With Democrats selecting a presidential candidate—it might not happen until the convention—and November’s election looming, I’m puzzled by “one citizen, one vote.” This principle poses two key questions.
One: Why should a 75-year-old military veteran, husband and father, homeowner, holder of a master’s degree, retired businessman and long-time taxpayer have the same single vote as an 18-year-old high school dropout making sandwiches at Subway and living with his folks?
You elitist, you answer, fuming as you read this. Don’t you know that this is America? That the United States represents the ideal of democracy? That every citizen has an equal right to choose our leaders from the local to the national levels?
I respond with question number two: You’re right, but why doesn’t the United States Senate play by those rules?
Following the Great Compromise of 1787, the Constitution granted each state two seats in the Senate. The small states feared being dominated by the large ones in a single legislative body based on proportional representation. The large states believed that such a body based on equal state voting would be unfair to their populations. And here we are.
California, with a 2010 census population of 37 million has two senators. Wyoming with 560,000 people also has two senators. Given the 66-1 population advantage of the Golden State, my individual opinions reflected in votes cast by California’s senators carry a lot less weight than those of a resident of the Equality State, interestingly Wyoming’s official nickname.
I get it that the Founders were challenged to form a single nation from thirteen former British colonies, each with its own interests and none with experience of a republican—small “r”—national government. But America has been around for a while, and the Senate has become wildly unresponsive to the majority of Americans—of both parties.
So let’s amend the Constitution and create the Perlstein Senate. It works like this:
The Senate retains 100 seats. Following each ten-year census, adjustments give the ten largest states—the top five alone, California, Texas, Florida, New York and Illinois total over 119 million Americans—three seats. The ten smallest states get one. These now include Wyoming, Vermont, North Dakota, Alaska and South Dakota. Lots of miles there but few people—barely over three million, less than three percent of the five largest. The thirty states in the middle retain two seats.
Citizens in three-seat states will still be proportionally underrepresented. But the Perlstein Senate acknowledges that small states often have vastly different interests—though not all—than large ones. A non-proportional Perlstein Senate remains a buffer against the tyranny of the majority but constitutes one far more reasonable.

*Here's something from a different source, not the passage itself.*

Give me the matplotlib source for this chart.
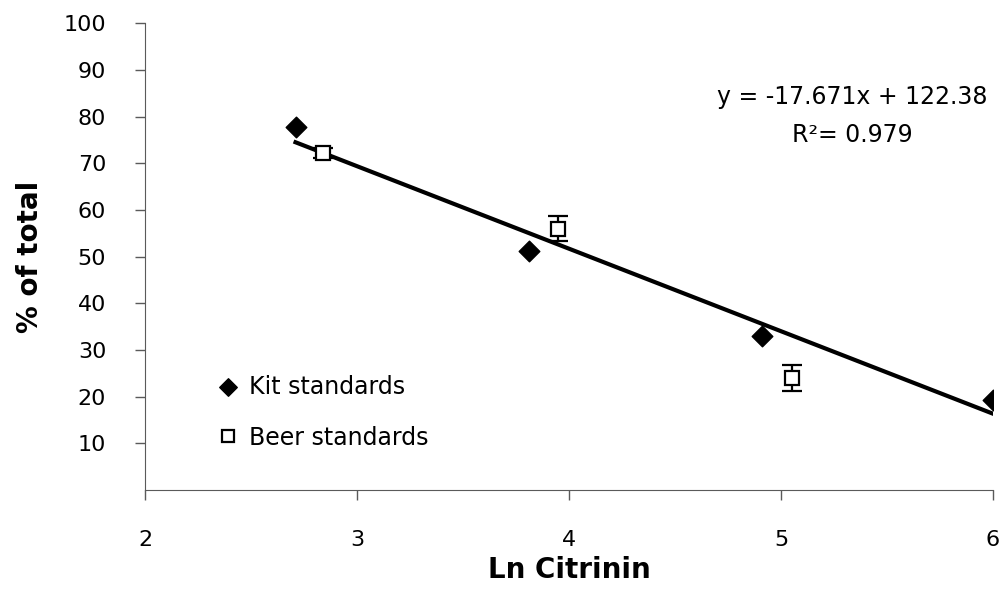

Conservatives will go ballistic. They’ll point out that the vast majority of American counties voted Trump in 2016. True. Also meaningless. This statistic favors sagebrush over people. Besides, nothing will stop a state like Texas or Florida—purple though they are now—from electing three Republicans each.
Abraham Lincoln’s Gettysburg Address proposed government “of the people, by the people, for the people.” It’s time America took that to heart. Acceptance of the Perlstein Senate might have a snowball’s chance in hell, but it’s worth the effort to eliminate the political hell an undemocratic—lower-case “d”—Senate puts this country through.